The path to net zero requires a green skill focus in workforce training
As the UK moves towards its net zero goals, it faces a myriad of skill shortages across all industries and sectors, as the government puts pressure on businesses to decarbonise for the future.
This transition to net zero creates new economic opportunities as new roles are required to manage new and emerging technologies, but also requires new skills in the UK’s workforce.
Sectors with the most pressing emissions reductions by 2030 face the most immediate skills shortages – most notably including housing and transport. By 2030, 80% of the current workforce will still be active, so it is imperative that workers now have access to training and upskilling tools, lest they be left behind completely as we transition towards a greener future.

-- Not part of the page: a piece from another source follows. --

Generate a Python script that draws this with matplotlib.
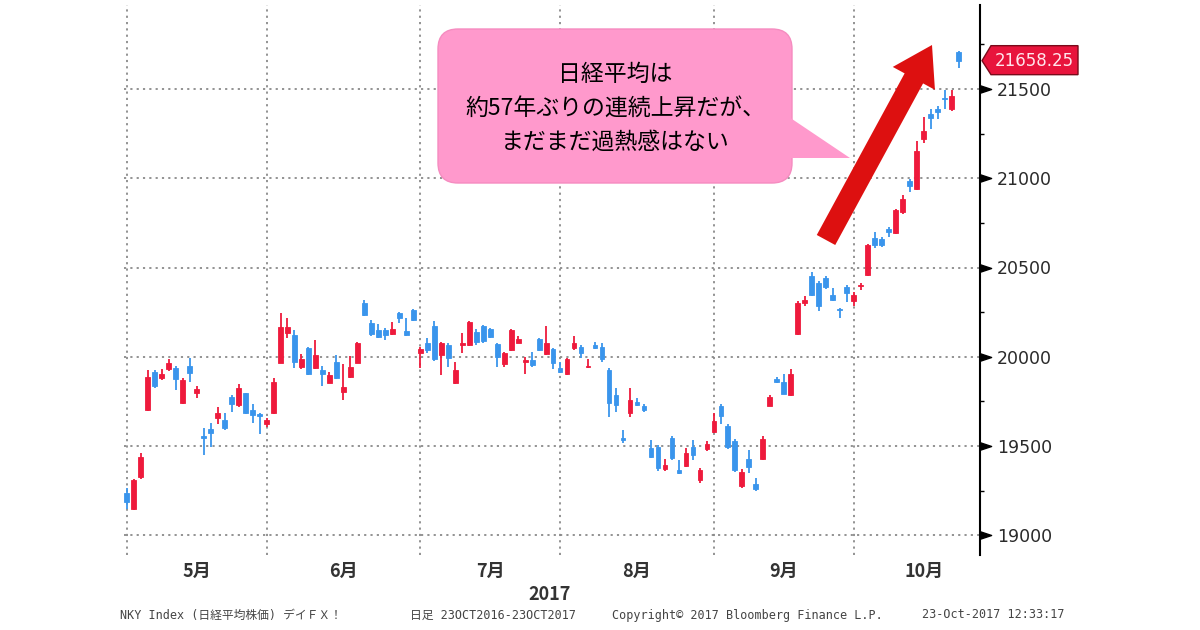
import numpy as np
import matplotlib.pyplot as plt
from matplotlib.patches import FancyBboxPatch, Polygon, FancyArrow
from matplotlib.ticker import MultipleLocator

plt.rcParams['font.family'] = ['DejaVu Sans', 'Noto Sans CJK JP']

# 日経平均 日足 2017/4/28 - 2017/10/23 (営業日インデックス)
opens = [19235, 19145, 19325, 19701, 19916, 19879, 19929, 19938, 19742, 19948,
         19795, 19556, 19593, 19655, 19645, 19776, 19729, 19795, 19701, 19680,
         19623, 19683, 19966, 20131, 20121, 19944, 20047, 19940, 19925, 19854,
         19972, 19804, 19888, 19966, 20299, 20190, 20149, 20149, 20127, 20243,
         20146, 20261, 20019, 20075, 20170, 20009, 20065, 19851, 20065, 20065,
         20140, 20172, 20153, 20071, 19959, 20037, 20078, 19970, 19981, 20097,
         20015, 20041, 19935, 19903, 20047, 20056, 19944, 20065, 20056, 19925,
         19785, 19548, 19683, 19748, 19724, 19487, 19496, 19370, 19545, 19366,
         19388, 19496, 19310, 19483, 19577, 19727, 19615, 19530, 19276, 19427,
         19286, 19427, 19727, 19878, 19859, 19784, 20128, 20301, 20451, 20414,
         20442, 20348, 20270, 20391, 20310, 20395, 20459, 20663, 20659, 20718,
         20691, 20811, 20987, 20941, 21219, 21357, 21385, 21450, 21385, 21709]
highs = [19268, 19318, 19463, 19925, 19925, 19929, 19985, 19948, 19879, 19991,
         19836, 19599, 19627, 19720, 19687, 19785, 19847, 19798, 19735, 19683,
         19655, 19879, 20243, 20220, 20149, 20015, 20056, 20093, 19948, 19916,
         20009, 19959, 20004, 20084, 20317, 20205, 20183, 20159, 20196, 20252,
         20215, 20270, 20056, 20103, 20200, 20084, 20075, 19972, 20131, 20202,
         20153, 20177, 20159, 20075, 20028, 20153, 20116, 20000, 20028, 20108,
         20172, 20052, 19972, 19996, 20116, 20065, 19985, 20084, 20075, 19935,
         19828, 19589, 19823, 19767, 19738, 19534, 19505, 19427, 19558, 19421,
         19487, 19533, 19375, 19530, 19684, 19733, 19624, 19539, 19370, 19477,
         19323, 19558, 19784, 19887, 19906, 19934, 20310, 20338, 20474, 20423,
         20451, 20385, 20273, 20404, 20361, 20414, 20630, 20700, 20672, 20728,
         20830, 20904, 20996, 21209, 21345, 21385, 21407, 21496, 21496, 21715]
lows = [19150, 19140, 19313, 19698, 19828, 19869, 19922, 19813, 19737, 19860,
        19772, 19450, 19496, 19623, 19590, 19692, 19720, 19679, 19630, 19570,
        19608, 19680, 19963, 20108, 19940, 19929, 19897, 19929, 19836, 19851,
        19873, 19757, 19884, 19963, 20228, 20116, 20108, 20093, 20121, 20187,
        20116, 20200, 19935, 20019, 19975, 19897, 19944, 19847, 20022, 20060,
        20065, 20075, 20108, 19944, 19944, 20034, 20075, 19903, 19944, 20034,
        20009, 19929, 19907, 19897, 20037, 19991, 19940, 20041, 19972, 19664,
        19692, 19519, 19664, 19724, 19690, 19436, 19362, 19362, 19424, 19343,
        19384, 19421, 19291, 19474, 19571, 19624, 19483, 19357, 19267, 19351,
        19248, 19421, 19722, 19853, 19789, 19778, 20122, 20282, 20338, 20259,
        20380, 20310, 20216, 20305, 20282, 20376, 20450, 20607, 20617, 20672,
        20685, 20802, 20922, 20935, 21196, 21274, 21333, 21385, 21376, 21617]
closes = [19188, 19310, 19440, 19888, 19836, 19903, 19963, 19873, 19869, 19907,
          19817, 19543, 19575, 19687, 19599, 19735, 19823, 19683, 19673, 19670,
          19645, 19860, 20168, 20168, 19972, 19985, 19903, 20009, 19903, 19897,
          19879, 19832, 19940, 20075, 20233, 20127, 20112, 20121, 20153, 20215,
          20121, 20205, 20041, 20037, 19990, 20078, 19991, 19925, 20078, 20196,
          20084, 20090, 20112, 20000, 20022, 20149, 20097, 19981, 19953, 20037,
          20075, 19963, 19916, 19985, 20075, 20019, 19951, 20047, 19985, 19739,
          19729, 19534, 19757, 19729, 19701, 19441, 19375, 19395, 19433, 19347,
          19459, 19450, 19366, 19511, 19643, 19671, 19492, 19365, 19357, 19380,
          19257, 19539, 19774, 19859, 19793, 19906, 20301, 20320, 20348, 20286,
          20391, 20320, 20263, 20357, 20348, 20404, 20626, 20626, 20626, 20700,
          20820, 20885, 20959, 21154, 21265, 21339, 21370, 21441, 21459, 21658]

month_labels = ['5月', '6月', '7月', '8月', '9月', '10月']
month_end = [0, 20, 42, 62, 84, 104]      # 各月の最終営業日
month_mid = [10, 31, 52, 73, 94, 114]
yticks = [19000, 19500, 20000, 20500, 21000, 21500]
last_price = 21658.25

W, H = 1200, 630
fig = plt.figure(figsize=(W / 100, H / 100), dpi=100)
ax = fig.add_axes([124 / W, 1 - 555 / H, (980 - 124) / W, (555 - 5) / H])

o = np.array(opens)
h = np.array(highs)
l = np.array(lows)
c = np.array(closes)
x = np.arange(len(o))
cols = np.where(c >= o, '#EE1A3C', '#3A95EC')

ax.vlines(x, l, h, colors=cols, lw=1.3, zorder=2)
ax.bar(x, c - o, bottom=o, width=0.68, color=cols, edgecolor=cols, linewidth=0.6, zorder=3)

dots = (0, (1.2, 2.3))
for m in month_end:
    ax.axvline(m, color='#8a8a8a', ls=dots, lw=1.3, zorder=1)
ax.grid(axis='y', color='#8a8a8a', ls=dots, lw=1.3)
ax.set_axisbelow(True)

ax.set_xlim(-0.39, 122.07)
ax.set_ylim(18890, 21970)

for s in ['top', 'left', 'bottom']:
    ax.spines[s].set_visible(False)
ax.spines['right'].set_linewidth(1.5)

ax.yaxis.tick_right()
ax.set_yticks(yticks)
ax.yaxis.set_minor_locator(MultipleLocator(250))
ax.tick_params(axis='y', which='major', length=0, pad=12, labelsize=12.5, labelcolor='#2a2a2a')
ax.tick_params(axis='y', which='minor', length=3, width=1, color='black', direction='out')
tri = [(0, -1), (3, 0), (0, 1)]
ax.plot(np.ones(len(yticks)), yticks, ls='none', marker=tri, ms=16, color='black',
        transform=ax.get_yaxis_transform(), clip_on=False)

ax.set_xticks(month_mid, month_labels)
ax.tick_params(axis='x', length=0, pad=5, labelsize=13, labelcolor='#333333')
for t in ax.get_xticklabels():
    t.set_fontweight('bold')
    t.set_family(['Noto Sans CJK JP'])

fig.text(550 / W, 1 - 595 / H, '2017', ha='center', va='center', fontsize=13,
         fontweight='bold', color='#333333', family=['Noto Sans CJK JP'])

# 注釈用のピクセル座標レイヤー
ov = fig.add_axes([0, 0, 1, 1])
ov.set_xlim(0, W)
ov.set_ylim(H, 0)
ov.axis('off')
ov.patch.set_alpha(0)

pink = '#FF99CC'
ov.add_patch(FancyBboxPatch((438, 29), 354, 154, boxstyle='round,pad=0,rounding_size=20',
                            facecolor=pink, edgecolor='#F58CC0', lw=1))
ov.add_patch(Polygon([(789, 117), (850, 158), (789, 158)], closed=True,
                     facecolor=pink, edgecolor='none'))
lines = ['日経平均は', '約57年ぶりの連続上昇だが、', 'まだまだ過熱感はない']
for txt, yy in zip(lines, [74, 108, 142]):
    ov.text(615, yy, txt, ha='center', va='center', fontsize=16.5, color='black',
            family=['Noto Sans CJK JP'])

ov.add_patch(FancyArrow(826, 240, 106, -195, width=21, head_width=48, head_length=38,
                        length_includes_head=True, color='#DD1010', lw=0))

# 現在値タグ
py = ov.transData.inverted().transform(ax.transData.transform((0, last_price)))[1]
ov.add_patch(Polygon([(982, py), (991, py - 15), (1078, py - 15), (1078, py + 14), (991, py + 14)],
                     closed=True, facecolor='#E8143C', edgecolor='#7A0A1A', lw=1))
ov.text(1034, py, '{:.2f}'.format(last_price), ha='center', va='center', fontsize=12,
        color='#FFE6EC')

mono = ['DejaVu Sans Mono', 'Noto Sans CJK JP']
footer = [(120, 'NKY Index (日経平均株価) デイＦＸ！'),
          (410, '日足 23OCT2016-23OCT2017'),
          (612, 'Copyright© 2017 Bloomberg Finance L.P.'),
          (922, '23-Oct-2017 12:33:17')]
for xx, s in footer:
    ov.text(xx, 615, s, ha='left', va='center', fontsize=8.5, color='#444444', family=mono)

fig.savefig('out.png', dpi=100)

Rehan Haque, CEO of metatalent.ai, believes that businesses must take responsibility for their workforce and ensure they promote green skills learning and mindsets when it comes to maintaining high-quality human capital in their organisations. “Green skills programmes, in tandem with government reform, are key in levelling up business agendas, ensuring workers can cope with the technologies needed for efficient and effective transition, and creating a greener economy in the future.
“The post-pandemic working culture is even more driven than ever. It helped change the mindsets of workers completely, as workers now seek employment in places more aligned to their values. Yet the UK is still at an all-time high skills scarcity when it comes to ensuring talent has the skillset required for the future. This scarcity additionally includes green skills – the knowledge, abilities, values and attitudes needed to live in, develop and support a sustainable society.”
“Business leaders not only need to prioritise a flexible culture of constant support, learning and improvement when it comes to their workforce skills – they also need to look at providing their workforce with the training programmes and tools to develop a greener mindset. Current workers aren’t going away any time soon, so a focus on transferring skills and retraining for the green economy is key for businesses seeking to support and upskill their operational teams.”
Haque believes the mindset in the working world has shifted dramatically. “We used to think just about jobs, but now we think in terms of skills. With green skills required across all sectors – especially for decarbonising the transport, housing and heavy industry sectors in the UK, which are the highest contributors to UK greenhouse gas emissions – a greener mindset is required as well as a technologically adaptable skillset. A workforce with a conscious attitude towards the environment, as well as constantly evolving green skills training, helps make the steps towards a net zero economy that much more possible for our future.”
“Businesses with a responsible and accountable workforce, armed with technical skills training provided by an AI-moderated talent upskilling programmes, are sure to be prepared for the demands of the future, and not only survive but thrive as the working environment continues to evolve around emerging technology and the demands of net zero.”